As vítimas criaram uma associação de apoio e acompanhamento, ‘Coração Silenciado’, que poderá contactar através de coracaosilenciado.pt.
Recorde-se que o grupo liderado pelo pedopsiquiatra Pedro Strecht fez chegar ao Patriarcado uma lista de 24 nomes de membros ligados à Igreja e suspeitos de abuso, em março. Segundo uma nota divulgada na ocasião pelo Patriarcado, daqueles 24 nomes, oito eram de sacerdotes já falecidos, dois de sacerdotes doentes e retirados, três de padre sem qualquer nomeação, cinco de padres no ativo, quatro eram nomes desconhecidos, um dos nomes referia-se a um leigo e outro a um padre que abandonou o sacerdócio.

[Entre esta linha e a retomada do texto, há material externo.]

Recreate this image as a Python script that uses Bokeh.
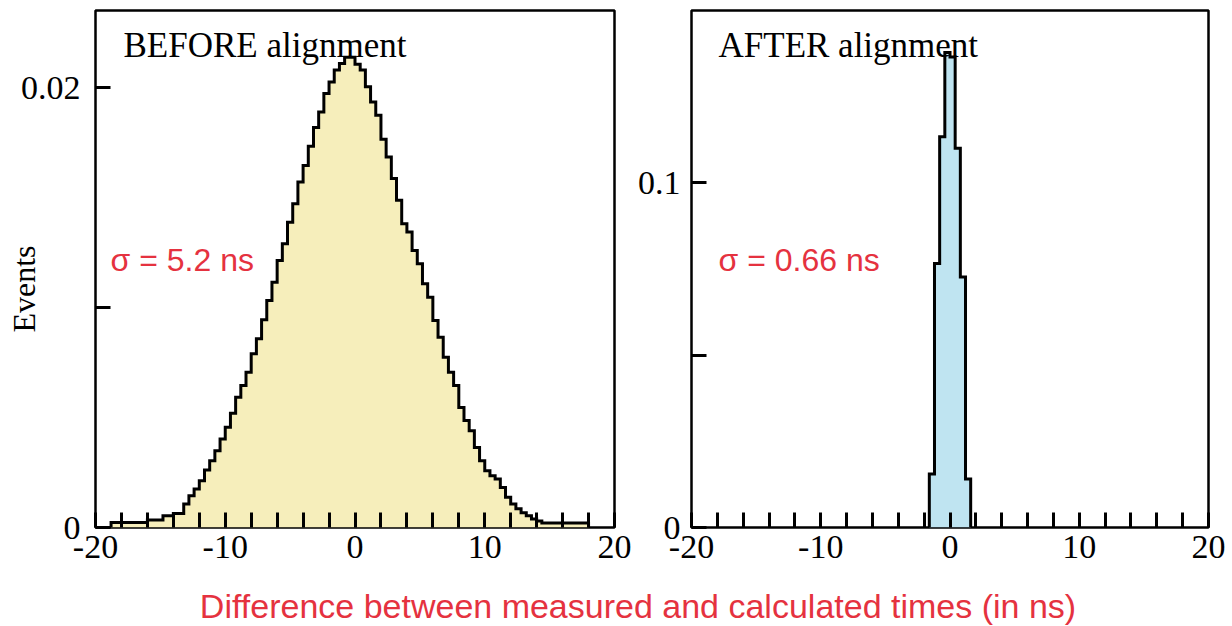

Ao longo de quase um ano, a Comissão Independente validou 512 dos 564 testemunhos recebidos, apontando, por extrapolação, para um número mínimo de vítimas da ordem das 4.815. Na sequência destes resultados, algumas dioceses afastaram cautelarmente sacerdotes do ministério.
Os casos de abusos sexuais revelados ao longo de 2022 abalaram a Igreja e a própria sociedade portuguesa, à imagem do que tinha ocorrido com iniciativas similares em outros países, com alegados casos de encobrimento pela hierarquia religiosa a motivarem pedidos de desculpa, num ano em que a Igreja se vê agora envolvida também em controvérsia, com a organização da Jornada Mundial da Juventude, em Lisboa.